Nabil Ayouch est, avec sa co-scénariste, un inventeur. Celui d’un nouveau genre : le film à foison. Tellement « Razzia » dit et montre dans ces parcours entrelacés sur trois décennies. Un maître dans le Haut-Atlas – celui dont un poncif veut que chacun d’entre nous l’ait désiré pour lui ouvrir le monde – qu’une femme berbère délaissée pour cause d’arabisation ne retrouvera jamais. Le fils de celle-ci devenu serveur et ami du patron juif d’un restaurant de Casa où errent les fantômes de Bogart et de Bergman. Joseph – c’est le nom du restaurateur – sera répudié par la prostituée amie découvrant l’étoile de David. Des femmes s’amusent et s’épuisent à danser hors les regards. L’adolescente de famille bourgeoise, Inès naît à son homosexualité. Sur fonds de manifestaions et de bagnoles brûlées, une jeunesse – laissée pour compte ou tondue ou dorée, c’est selon la voiture ou le quartier – qui se met sur la gueule. Autant de métaphores d’une société, touchée comme partout par l’uniformisation libérale et numérique qui a perdu le sens des mots « autre » et « différent »; qui cherche ce que peuvent bien recouvrir « émancipation » ou « statut de la femme ». Un oiseau est enterré, au bord de l’océan… Société où beaucoup a été razzié; ce foisonnemment où le couple, même habillé moderne ou habitant huppé, reste engoncé dans le patriarcat. Se libérer de cette emprise, relever sa robe de quelques centimètres pour écarter la malédiction du mâle croisé dans la rue, c’est aussi l’enjeu pour Salima incarnée par Maryam Touzani.  

« La cigarette après l’amour… »

Gardons de ce foisonnement une image. Manière de voir et détournement d’expression. Son mari vient de lui arracher de la bouche une cigarette. Il part, claque la porte. Elle en allume une autre, met fin à leur couple et garde l’enfant… 
On peut retenir de ce « mot à mot » enregistré au Festival du film de Sarlat que Maryam Touzani avait quasiment terminé l’écriture de ce film avant que la décision soit prise par le réalisateur de la faire jouer et que c’est pendant le tournage qu’elle a appris qu’elle était enceinte. « Journaliste, scénariste, comédienne pour la première fois, tout juste mère et femme au Maroc ». La vie, cette fiction!                          

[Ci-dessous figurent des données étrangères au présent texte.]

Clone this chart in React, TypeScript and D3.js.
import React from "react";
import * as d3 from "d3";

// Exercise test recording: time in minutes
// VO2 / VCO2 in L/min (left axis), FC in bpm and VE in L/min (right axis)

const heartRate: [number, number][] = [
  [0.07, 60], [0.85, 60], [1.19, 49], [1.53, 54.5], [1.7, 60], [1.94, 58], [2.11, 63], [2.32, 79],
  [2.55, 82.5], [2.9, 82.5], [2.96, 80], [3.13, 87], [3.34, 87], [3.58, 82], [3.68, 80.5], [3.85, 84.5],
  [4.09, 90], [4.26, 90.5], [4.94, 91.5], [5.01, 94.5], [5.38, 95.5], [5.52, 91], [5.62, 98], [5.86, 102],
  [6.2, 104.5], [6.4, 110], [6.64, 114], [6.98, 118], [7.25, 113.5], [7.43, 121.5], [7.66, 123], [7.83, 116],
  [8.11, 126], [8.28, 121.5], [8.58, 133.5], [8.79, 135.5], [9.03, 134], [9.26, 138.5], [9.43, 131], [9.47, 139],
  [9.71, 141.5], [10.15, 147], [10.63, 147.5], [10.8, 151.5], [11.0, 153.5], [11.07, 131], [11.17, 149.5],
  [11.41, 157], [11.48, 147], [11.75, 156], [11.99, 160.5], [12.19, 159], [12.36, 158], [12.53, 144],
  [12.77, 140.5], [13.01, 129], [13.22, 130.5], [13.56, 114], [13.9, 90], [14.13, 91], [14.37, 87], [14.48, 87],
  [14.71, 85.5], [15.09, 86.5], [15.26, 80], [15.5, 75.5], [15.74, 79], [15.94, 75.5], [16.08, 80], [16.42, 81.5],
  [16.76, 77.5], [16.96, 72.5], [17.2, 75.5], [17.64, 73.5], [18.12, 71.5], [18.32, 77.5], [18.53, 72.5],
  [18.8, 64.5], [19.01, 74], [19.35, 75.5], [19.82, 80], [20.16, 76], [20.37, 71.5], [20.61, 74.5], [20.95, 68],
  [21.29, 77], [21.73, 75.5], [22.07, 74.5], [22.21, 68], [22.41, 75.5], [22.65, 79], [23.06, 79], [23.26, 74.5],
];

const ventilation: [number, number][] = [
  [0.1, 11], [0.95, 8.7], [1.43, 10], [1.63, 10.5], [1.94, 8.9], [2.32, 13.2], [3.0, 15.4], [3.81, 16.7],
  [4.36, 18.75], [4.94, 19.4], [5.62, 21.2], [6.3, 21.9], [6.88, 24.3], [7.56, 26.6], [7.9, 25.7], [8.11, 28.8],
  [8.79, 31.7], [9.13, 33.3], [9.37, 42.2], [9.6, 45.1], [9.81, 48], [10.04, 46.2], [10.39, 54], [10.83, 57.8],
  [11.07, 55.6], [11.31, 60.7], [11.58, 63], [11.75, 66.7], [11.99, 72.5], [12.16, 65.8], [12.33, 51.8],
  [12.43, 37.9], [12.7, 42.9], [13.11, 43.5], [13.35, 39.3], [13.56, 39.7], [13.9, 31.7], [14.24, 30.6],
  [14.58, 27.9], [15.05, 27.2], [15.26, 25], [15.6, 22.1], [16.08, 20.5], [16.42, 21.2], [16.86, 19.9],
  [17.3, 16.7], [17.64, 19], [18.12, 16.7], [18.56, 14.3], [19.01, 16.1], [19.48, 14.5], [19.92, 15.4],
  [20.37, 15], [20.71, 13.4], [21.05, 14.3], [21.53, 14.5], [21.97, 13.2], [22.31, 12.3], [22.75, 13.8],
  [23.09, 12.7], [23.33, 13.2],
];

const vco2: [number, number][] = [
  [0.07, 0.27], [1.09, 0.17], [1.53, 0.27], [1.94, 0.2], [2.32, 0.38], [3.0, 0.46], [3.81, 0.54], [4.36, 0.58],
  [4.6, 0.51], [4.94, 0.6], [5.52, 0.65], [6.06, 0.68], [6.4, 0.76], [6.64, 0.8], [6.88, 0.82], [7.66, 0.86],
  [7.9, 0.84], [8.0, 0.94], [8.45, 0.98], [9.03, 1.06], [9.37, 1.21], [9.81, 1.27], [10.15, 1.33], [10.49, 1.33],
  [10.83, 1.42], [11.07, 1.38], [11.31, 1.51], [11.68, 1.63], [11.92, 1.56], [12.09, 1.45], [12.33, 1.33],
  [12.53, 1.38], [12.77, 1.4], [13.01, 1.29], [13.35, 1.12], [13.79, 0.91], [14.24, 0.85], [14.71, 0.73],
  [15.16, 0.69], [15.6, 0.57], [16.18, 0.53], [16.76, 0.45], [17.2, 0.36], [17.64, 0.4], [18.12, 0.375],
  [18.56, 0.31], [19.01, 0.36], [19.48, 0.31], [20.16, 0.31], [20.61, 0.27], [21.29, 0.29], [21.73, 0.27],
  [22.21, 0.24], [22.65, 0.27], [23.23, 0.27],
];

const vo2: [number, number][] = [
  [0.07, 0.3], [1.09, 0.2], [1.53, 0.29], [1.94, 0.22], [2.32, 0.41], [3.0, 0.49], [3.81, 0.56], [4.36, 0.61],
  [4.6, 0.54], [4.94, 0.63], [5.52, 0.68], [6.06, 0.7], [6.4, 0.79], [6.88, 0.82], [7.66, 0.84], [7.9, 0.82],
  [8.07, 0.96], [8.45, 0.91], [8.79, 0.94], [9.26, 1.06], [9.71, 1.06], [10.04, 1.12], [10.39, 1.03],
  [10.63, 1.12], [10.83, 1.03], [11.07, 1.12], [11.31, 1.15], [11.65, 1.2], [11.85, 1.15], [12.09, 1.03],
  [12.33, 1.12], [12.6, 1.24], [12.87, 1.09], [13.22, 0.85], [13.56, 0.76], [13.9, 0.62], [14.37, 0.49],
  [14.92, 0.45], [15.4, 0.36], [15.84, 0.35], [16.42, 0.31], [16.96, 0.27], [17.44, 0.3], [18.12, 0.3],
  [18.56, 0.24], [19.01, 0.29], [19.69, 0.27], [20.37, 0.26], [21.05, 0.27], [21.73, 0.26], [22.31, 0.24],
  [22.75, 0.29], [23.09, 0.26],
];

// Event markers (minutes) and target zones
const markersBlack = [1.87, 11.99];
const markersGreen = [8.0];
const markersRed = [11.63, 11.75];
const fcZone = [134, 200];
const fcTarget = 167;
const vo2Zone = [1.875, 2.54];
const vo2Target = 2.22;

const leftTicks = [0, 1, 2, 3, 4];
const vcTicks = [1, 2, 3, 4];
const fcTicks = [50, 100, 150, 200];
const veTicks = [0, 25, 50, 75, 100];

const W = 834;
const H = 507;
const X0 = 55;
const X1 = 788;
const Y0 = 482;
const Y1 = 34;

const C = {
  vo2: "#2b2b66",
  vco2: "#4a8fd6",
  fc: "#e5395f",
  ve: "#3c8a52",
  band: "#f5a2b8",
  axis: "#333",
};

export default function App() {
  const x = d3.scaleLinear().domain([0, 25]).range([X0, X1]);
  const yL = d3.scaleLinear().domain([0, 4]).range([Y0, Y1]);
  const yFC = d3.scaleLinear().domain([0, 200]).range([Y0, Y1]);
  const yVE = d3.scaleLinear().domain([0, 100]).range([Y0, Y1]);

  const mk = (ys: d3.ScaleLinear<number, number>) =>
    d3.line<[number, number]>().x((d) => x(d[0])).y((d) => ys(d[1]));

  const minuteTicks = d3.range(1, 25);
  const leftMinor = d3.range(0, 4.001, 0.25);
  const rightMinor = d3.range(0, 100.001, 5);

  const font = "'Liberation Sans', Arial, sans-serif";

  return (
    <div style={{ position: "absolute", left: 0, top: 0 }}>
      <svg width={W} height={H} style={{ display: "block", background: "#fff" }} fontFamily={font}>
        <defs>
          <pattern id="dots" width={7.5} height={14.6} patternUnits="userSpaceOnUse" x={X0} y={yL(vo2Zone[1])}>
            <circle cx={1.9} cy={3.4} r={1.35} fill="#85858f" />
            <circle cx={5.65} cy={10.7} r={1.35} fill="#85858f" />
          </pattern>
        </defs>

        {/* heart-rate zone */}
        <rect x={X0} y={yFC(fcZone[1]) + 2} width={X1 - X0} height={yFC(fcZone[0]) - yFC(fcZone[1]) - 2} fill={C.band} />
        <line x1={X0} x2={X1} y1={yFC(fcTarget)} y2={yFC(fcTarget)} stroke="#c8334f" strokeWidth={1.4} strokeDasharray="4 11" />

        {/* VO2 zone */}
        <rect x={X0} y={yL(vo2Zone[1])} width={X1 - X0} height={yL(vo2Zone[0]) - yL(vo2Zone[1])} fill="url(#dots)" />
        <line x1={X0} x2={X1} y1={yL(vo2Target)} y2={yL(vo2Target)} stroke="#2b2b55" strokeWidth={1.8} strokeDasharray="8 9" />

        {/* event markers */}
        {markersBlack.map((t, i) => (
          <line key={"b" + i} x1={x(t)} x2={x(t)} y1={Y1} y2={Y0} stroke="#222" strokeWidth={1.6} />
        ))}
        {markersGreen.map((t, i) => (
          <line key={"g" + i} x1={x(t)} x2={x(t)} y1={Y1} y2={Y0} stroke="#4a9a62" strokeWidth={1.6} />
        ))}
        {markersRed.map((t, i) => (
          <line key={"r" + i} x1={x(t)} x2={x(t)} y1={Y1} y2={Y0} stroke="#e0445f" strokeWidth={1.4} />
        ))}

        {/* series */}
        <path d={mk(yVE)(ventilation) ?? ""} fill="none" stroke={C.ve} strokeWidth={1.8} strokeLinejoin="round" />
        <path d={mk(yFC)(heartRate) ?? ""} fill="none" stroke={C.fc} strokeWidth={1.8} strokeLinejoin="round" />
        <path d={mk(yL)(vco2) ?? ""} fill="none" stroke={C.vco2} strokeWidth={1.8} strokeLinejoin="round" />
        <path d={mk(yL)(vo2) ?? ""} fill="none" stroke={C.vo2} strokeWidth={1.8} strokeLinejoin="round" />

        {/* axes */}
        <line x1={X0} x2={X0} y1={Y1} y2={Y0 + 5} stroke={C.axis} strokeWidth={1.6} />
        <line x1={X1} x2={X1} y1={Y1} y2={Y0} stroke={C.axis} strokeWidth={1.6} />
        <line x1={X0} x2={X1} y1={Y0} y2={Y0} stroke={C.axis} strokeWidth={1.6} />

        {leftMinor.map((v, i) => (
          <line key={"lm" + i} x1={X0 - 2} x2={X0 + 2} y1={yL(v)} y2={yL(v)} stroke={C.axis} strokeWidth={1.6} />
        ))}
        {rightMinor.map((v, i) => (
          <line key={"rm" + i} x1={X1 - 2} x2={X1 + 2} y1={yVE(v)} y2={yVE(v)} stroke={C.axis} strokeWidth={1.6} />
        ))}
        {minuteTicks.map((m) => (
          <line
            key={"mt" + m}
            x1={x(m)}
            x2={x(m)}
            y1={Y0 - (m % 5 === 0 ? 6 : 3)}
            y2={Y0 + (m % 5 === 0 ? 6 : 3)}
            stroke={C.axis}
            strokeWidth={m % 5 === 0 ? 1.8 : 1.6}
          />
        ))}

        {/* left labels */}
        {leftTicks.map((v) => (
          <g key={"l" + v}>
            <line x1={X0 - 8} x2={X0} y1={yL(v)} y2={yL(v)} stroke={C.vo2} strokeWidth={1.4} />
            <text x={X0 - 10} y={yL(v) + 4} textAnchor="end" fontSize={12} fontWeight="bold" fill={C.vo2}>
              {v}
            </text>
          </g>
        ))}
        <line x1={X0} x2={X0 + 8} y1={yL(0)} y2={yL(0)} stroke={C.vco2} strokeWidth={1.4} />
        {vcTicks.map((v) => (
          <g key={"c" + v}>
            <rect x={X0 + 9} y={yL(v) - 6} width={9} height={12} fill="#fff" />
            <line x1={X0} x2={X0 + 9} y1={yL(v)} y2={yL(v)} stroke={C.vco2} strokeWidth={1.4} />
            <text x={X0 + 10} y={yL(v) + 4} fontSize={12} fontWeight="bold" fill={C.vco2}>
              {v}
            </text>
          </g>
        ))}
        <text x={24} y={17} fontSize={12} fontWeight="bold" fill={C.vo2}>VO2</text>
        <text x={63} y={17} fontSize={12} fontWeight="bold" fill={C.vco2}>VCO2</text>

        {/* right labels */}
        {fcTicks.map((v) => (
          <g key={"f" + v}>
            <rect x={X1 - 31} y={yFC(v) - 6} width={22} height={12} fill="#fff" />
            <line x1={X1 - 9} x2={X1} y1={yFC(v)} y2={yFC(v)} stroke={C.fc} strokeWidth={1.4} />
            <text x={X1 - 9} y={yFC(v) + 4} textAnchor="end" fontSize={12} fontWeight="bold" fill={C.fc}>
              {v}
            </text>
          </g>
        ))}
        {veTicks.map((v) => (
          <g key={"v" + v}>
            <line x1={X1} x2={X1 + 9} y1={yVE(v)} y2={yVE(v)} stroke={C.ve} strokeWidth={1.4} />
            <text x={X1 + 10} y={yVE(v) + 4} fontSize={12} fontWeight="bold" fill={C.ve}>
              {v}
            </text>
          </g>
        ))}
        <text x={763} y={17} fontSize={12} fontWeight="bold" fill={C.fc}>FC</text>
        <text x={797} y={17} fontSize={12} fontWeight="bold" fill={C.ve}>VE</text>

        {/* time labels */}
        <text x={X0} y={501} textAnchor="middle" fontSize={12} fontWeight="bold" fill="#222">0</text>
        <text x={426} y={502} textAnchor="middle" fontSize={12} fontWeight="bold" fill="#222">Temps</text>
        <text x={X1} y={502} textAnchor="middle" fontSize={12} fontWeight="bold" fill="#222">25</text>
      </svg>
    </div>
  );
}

Nabil Ayouch a l’habitude du jab, ce coup de poing non appuyé et rapide qui défraye la chronique. En s’attaquant par exemple au problème de la prostitution au Maroc avec « Much Loved » (2015). Il y a coups de poing. Le film touche un non-dit et il est censuré au Maroc mais circule sous le manteau. « Non appuyé » parce que les portraits de Noha, Randa, Soukaina et Hlima, prostituées de Marrakech sont d’abord de sensibles portraits de femmes, violentées par une société qui les utilise et les condamne dans une classique ambivalence… 
« Razzia » poursuit cette exploration d’un hors champ marocain peu touristique.  

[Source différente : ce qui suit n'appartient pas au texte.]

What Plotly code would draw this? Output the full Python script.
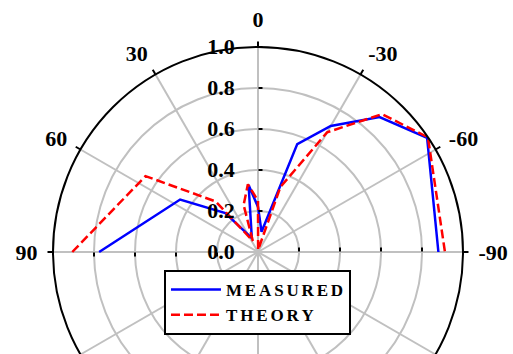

Le film parle de gens en quête de liberté, de droit d’exprimer leurs pensées et de parler des questions qui leur importent. En particulier, le droit des femmes à atteindre cet objectif; car je pense que cela devient de plus en plus difficile pour les femmes d’être libres dans le Maroc moderne… Les mentalités sont en régression pour une raison simple. La liberté d’expression. Nous avançons à reculons. Ce que nous avons vu ces deux ou trois dernières années, non seulement au Maroc mais aussi dans le monde entier, est un grand pas en arrière… Le cinéma marocain a enregistré des développements majeurs au cours de la dernière décennie, mais ils n’auront aucune valeur sauf si nous défendons la liberté d’expression.

Nabil Ayouch. Variety », décembre 2016.